| Exercise requirements |
Please quote exactly the lines below from the line containing "Give me the TikZ source for this diagram." to the line containing "text height=16.5pt, text", both lines included, and nothing else.

| Input rows |
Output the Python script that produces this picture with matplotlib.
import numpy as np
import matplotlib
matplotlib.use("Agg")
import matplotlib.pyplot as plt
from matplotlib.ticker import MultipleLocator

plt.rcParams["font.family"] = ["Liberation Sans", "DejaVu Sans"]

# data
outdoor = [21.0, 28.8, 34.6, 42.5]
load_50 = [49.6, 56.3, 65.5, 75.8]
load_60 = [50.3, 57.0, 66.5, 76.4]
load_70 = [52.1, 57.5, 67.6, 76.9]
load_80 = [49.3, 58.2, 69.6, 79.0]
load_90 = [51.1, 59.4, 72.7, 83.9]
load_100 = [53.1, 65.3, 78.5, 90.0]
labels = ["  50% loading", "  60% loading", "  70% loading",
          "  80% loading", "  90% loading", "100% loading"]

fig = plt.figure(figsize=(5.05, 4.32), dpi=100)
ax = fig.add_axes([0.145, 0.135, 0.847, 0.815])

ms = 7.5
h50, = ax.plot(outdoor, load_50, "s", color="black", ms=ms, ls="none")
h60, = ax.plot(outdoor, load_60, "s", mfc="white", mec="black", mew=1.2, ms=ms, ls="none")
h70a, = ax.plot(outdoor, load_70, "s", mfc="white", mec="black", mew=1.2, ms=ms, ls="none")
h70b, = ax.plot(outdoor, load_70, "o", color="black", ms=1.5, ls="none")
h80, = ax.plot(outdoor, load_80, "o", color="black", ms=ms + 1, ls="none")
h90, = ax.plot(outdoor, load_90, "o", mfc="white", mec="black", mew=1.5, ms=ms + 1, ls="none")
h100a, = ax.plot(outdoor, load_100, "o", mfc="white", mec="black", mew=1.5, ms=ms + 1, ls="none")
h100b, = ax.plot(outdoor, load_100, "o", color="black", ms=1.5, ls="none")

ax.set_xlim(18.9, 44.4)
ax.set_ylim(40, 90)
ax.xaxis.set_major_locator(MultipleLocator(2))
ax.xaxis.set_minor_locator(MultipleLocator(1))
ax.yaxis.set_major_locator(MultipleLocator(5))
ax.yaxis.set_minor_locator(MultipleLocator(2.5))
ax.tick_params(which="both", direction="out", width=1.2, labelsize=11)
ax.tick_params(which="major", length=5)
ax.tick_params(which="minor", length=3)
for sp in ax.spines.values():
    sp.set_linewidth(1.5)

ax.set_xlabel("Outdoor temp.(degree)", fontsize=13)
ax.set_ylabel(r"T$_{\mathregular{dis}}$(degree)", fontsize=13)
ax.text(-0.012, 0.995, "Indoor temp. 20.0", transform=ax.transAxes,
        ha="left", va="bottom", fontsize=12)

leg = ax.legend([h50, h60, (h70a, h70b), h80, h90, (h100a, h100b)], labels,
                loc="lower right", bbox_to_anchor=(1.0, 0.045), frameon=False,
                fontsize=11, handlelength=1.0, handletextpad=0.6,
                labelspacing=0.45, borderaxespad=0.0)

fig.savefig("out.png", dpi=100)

* * *

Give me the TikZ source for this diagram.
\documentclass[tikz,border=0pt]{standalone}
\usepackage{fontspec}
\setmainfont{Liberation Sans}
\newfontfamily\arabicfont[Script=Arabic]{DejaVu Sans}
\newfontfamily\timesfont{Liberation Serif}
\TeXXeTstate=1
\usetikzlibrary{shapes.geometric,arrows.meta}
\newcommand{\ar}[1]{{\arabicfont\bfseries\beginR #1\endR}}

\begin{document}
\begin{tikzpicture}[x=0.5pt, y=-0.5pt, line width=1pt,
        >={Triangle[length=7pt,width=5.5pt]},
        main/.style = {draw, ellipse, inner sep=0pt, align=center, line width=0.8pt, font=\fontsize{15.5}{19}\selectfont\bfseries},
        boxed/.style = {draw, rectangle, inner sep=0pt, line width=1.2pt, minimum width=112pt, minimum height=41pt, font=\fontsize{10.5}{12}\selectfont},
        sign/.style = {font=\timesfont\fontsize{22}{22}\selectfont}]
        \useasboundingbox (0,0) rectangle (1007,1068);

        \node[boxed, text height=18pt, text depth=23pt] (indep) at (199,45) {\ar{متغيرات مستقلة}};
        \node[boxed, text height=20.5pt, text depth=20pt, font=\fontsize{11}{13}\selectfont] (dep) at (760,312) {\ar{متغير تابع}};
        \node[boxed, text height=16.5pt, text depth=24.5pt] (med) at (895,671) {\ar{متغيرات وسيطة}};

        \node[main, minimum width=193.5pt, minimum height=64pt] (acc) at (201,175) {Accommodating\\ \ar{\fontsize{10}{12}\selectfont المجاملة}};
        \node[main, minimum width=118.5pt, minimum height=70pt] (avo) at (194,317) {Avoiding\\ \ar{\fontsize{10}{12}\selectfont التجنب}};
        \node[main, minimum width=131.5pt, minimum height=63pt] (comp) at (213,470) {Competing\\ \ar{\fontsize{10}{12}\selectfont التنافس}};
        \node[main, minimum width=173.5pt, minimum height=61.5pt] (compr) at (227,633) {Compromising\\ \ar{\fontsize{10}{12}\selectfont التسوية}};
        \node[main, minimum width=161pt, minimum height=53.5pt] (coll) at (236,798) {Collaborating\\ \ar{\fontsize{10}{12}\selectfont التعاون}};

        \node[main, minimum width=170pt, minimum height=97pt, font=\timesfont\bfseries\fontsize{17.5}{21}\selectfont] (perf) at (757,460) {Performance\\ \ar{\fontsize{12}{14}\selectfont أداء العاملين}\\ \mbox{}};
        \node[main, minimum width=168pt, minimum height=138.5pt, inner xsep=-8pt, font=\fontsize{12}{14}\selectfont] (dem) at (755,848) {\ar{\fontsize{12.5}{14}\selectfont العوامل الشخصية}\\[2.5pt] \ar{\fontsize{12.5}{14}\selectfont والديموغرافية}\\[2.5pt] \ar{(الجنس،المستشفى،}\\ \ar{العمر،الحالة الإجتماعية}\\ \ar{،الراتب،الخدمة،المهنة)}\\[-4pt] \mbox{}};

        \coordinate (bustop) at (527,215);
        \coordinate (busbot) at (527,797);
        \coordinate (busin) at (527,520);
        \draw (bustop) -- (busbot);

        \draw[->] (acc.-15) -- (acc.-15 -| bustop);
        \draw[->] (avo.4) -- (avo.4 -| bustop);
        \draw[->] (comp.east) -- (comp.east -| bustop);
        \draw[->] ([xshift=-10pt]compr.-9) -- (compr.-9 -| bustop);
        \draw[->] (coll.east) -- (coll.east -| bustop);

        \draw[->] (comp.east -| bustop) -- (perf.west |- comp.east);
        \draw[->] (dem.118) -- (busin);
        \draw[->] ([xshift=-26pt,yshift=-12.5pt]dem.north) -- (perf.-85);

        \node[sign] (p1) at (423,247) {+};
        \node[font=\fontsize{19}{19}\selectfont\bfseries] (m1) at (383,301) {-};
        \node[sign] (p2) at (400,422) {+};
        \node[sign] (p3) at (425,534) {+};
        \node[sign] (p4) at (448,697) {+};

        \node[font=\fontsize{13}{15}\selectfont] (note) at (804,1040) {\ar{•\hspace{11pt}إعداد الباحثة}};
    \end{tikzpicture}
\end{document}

| Response below |
Give me the TikZ source for this diagram.
\documentclass[tikz,border=0pt]{standalone}
\usepackage{fontspec}
\setmainfont{Liberation Sans}
\newfontfamily\arabicfont[Script=Arabic]{DejaVu Sans}
\newfontfamily\timesfont{Liberation Serif}
\TeXXeTstate=1
\usetikzlibrary{shapes.geometric,arrows.meta}
\newcommand{\ar}[1]{{\arabicfont\bfseries\beginR #1\endR}}

\begin{document}
\begin{tikzpicture}[x=0.5pt, y=-0.5pt, line width=1pt,
        >={Triangle[length=7pt,width=5.5pt]},
        main/.style = {draw, ellipse, inner sep=0pt, align=center, line width=0.8pt, font=\fontsize{15.5}{19}\selectfont\bfseries},
        boxed/.style = {draw, rectangle, inner sep=0pt, line width=1.2pt, minimum width=112pt, minimum height=41pt, font=\fontsize{10.5}{12}\selectfont},
        sign/.style = {font=\timesfont\fontsize{22}{22}\selectfont}]
        \useasboundingbox (0,0) rectangle (1007,1068);

        \node[boxed, text height=18pt, text depth=23pt] (indep) at (199,45) {\ar{متغيرات مستقلة}};
        \node[boxed, text height=20.5pt, text depth=20pt, font=\fontsize{11}{13}\selectfont] (dep) at (760,312) {\ar{متغير تابع}};
        \node[boxed, text height=16.5pt, text depth=24.5pt] (med) at (895,671) {\ar{متغيرات وسيطة}};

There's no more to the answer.